== RECORDS SUPPLIED ==

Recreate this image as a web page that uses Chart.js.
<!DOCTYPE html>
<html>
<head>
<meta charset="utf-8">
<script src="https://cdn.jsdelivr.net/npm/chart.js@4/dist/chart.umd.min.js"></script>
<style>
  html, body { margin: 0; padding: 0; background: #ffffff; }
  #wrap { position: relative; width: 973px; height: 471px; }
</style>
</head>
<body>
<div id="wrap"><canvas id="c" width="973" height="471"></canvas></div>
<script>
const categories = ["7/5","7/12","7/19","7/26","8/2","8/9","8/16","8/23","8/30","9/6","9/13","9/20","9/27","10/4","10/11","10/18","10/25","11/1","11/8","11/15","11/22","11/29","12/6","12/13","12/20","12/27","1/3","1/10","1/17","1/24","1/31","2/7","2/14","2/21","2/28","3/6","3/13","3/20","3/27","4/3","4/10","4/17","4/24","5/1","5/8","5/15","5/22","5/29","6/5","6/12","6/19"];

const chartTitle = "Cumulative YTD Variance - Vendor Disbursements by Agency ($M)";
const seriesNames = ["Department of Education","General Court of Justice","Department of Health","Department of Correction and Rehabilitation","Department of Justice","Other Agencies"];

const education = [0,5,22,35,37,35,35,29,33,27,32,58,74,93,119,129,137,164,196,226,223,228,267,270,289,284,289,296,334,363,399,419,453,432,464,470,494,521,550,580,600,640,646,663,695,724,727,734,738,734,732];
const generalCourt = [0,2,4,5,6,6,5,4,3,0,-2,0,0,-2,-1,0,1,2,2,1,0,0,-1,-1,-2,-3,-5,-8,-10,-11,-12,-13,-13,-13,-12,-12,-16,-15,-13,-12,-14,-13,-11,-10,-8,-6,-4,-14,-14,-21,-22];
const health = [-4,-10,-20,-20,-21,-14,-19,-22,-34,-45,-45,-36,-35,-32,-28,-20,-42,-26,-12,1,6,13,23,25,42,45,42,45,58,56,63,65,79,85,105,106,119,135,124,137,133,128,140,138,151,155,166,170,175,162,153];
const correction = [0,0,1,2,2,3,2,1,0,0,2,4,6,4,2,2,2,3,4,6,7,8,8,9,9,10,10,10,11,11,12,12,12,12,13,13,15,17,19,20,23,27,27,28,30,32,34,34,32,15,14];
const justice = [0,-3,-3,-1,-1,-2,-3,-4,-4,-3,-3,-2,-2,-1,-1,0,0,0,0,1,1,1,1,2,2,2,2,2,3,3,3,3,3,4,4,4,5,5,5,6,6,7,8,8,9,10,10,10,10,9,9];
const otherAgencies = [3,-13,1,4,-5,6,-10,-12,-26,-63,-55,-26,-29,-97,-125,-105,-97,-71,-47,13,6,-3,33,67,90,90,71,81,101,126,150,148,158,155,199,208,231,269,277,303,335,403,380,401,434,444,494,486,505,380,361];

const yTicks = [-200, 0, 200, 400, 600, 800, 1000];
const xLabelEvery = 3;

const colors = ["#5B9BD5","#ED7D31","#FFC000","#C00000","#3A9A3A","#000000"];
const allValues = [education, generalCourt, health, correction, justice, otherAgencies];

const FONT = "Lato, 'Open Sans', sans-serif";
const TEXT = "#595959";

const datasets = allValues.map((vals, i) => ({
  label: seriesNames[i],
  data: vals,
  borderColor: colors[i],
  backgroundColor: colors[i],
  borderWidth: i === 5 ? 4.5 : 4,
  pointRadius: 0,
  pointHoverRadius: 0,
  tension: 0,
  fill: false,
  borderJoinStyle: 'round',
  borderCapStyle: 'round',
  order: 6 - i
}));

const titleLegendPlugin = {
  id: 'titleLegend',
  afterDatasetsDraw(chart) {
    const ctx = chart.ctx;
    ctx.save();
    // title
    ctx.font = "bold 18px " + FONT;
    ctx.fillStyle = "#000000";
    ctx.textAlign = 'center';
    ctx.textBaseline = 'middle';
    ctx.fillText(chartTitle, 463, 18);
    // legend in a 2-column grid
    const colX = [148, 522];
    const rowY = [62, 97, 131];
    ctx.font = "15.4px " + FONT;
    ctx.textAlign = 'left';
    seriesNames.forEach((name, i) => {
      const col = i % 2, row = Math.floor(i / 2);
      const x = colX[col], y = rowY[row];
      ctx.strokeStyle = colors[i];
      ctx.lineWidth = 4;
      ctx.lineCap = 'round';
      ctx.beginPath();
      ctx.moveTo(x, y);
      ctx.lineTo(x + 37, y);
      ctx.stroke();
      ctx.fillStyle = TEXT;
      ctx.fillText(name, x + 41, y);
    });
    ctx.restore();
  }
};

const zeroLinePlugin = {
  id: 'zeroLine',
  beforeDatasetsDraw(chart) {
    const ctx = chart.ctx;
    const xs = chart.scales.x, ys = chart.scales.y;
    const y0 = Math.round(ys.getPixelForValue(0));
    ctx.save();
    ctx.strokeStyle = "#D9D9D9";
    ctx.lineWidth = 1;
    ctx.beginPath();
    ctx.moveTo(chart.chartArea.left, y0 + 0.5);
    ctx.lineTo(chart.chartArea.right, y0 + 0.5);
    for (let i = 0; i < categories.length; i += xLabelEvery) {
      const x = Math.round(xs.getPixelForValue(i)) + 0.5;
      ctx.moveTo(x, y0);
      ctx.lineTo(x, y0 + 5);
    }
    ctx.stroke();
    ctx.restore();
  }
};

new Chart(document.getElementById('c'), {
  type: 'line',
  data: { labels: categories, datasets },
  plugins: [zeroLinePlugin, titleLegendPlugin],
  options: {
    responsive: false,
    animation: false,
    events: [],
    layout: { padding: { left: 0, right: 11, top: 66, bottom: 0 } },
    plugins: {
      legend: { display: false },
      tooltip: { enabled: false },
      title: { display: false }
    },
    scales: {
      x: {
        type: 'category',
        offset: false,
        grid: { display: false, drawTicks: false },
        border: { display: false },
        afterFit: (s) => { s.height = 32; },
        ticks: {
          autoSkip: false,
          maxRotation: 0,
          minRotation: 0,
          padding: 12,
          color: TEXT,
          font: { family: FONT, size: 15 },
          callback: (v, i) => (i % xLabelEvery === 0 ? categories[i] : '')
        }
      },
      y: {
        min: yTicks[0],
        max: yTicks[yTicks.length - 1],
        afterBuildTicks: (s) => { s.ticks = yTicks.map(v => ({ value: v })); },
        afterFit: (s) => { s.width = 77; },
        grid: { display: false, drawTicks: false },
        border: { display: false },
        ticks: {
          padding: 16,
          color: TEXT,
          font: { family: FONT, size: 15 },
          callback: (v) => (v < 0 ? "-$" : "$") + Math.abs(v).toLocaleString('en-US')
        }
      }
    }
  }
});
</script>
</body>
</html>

===
== RECORDS SUPPLIED ==

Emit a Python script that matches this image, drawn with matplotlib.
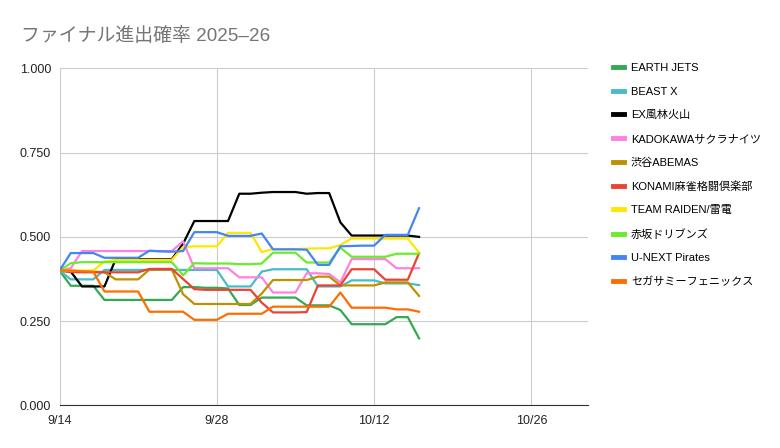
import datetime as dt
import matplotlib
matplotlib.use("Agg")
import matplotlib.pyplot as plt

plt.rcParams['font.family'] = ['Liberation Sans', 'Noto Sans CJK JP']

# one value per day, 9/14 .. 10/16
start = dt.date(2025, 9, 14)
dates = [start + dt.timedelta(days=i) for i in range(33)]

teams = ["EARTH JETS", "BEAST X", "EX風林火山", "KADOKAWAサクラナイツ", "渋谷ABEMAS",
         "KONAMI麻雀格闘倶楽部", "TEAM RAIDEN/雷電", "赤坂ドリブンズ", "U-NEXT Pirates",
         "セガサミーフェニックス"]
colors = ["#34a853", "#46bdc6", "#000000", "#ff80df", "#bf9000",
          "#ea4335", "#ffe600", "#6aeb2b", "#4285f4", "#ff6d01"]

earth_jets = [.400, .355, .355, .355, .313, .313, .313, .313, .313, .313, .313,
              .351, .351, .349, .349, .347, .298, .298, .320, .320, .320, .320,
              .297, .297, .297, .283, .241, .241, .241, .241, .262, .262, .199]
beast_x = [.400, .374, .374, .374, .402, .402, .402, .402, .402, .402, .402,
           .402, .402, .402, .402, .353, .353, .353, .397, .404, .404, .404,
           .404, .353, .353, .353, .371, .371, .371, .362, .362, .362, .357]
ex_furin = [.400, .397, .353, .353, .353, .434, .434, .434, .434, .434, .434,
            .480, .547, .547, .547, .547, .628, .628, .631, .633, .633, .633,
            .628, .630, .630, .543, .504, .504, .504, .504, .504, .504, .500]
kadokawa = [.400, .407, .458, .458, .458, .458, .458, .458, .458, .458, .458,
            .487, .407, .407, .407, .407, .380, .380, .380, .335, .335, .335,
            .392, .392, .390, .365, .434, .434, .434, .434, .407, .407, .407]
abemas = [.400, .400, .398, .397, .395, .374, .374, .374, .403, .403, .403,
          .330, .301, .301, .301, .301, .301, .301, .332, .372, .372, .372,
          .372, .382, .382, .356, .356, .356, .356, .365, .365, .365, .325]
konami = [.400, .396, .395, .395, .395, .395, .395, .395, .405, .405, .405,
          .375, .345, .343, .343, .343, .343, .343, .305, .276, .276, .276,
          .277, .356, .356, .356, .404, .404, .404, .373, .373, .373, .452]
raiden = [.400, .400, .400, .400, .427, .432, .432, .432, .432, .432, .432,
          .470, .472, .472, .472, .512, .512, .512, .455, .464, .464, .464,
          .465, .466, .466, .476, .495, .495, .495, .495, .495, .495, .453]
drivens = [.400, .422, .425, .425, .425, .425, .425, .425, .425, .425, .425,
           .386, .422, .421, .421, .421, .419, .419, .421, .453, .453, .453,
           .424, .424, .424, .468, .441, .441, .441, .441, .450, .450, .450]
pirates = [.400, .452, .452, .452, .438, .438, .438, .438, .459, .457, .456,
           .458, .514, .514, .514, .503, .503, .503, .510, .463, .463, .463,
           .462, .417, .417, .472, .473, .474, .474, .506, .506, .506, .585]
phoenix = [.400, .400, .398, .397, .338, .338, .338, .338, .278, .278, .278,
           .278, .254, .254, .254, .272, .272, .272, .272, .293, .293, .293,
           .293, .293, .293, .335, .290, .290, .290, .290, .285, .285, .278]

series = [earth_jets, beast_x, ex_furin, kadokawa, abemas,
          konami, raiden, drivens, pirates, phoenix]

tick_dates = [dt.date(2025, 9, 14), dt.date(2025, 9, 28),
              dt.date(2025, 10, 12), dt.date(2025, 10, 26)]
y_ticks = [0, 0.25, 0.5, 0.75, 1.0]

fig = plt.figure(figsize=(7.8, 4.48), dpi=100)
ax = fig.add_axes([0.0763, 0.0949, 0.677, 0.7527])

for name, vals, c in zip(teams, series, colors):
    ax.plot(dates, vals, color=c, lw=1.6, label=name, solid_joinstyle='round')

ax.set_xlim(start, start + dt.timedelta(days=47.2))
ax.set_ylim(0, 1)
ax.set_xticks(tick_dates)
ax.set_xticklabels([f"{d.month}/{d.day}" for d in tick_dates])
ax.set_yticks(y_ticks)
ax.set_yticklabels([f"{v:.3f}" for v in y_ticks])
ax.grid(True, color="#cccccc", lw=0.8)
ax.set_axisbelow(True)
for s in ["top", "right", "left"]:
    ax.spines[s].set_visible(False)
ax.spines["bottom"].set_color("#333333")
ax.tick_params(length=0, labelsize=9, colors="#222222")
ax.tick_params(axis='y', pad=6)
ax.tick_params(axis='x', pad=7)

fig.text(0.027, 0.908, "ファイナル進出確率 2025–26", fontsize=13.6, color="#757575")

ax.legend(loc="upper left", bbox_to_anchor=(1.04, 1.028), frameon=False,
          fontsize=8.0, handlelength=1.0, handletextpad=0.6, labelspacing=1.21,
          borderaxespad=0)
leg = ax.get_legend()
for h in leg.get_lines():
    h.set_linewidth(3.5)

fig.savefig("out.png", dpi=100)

===

From the records above, transcribe exactly the lines starting at the one containing "Emit a Python" and ending at the one containing "dates = [start". Skip the pictures.

Emit a Python script that matches this image, drawn with matplotlib.
import datetime as dt
import matplotlib
matplotlib.use("Agg")
import matplotlib.pyplot as plt

plt.rcParams['font.family'] = ['Liberation Sans', 'Noto Sans CJK JP']

# one value per day, 9/14 .. 10/16
start = dt.date(2025, 9, 14)
dates = [start + dt.timedelta(days=i) for i in range(33)]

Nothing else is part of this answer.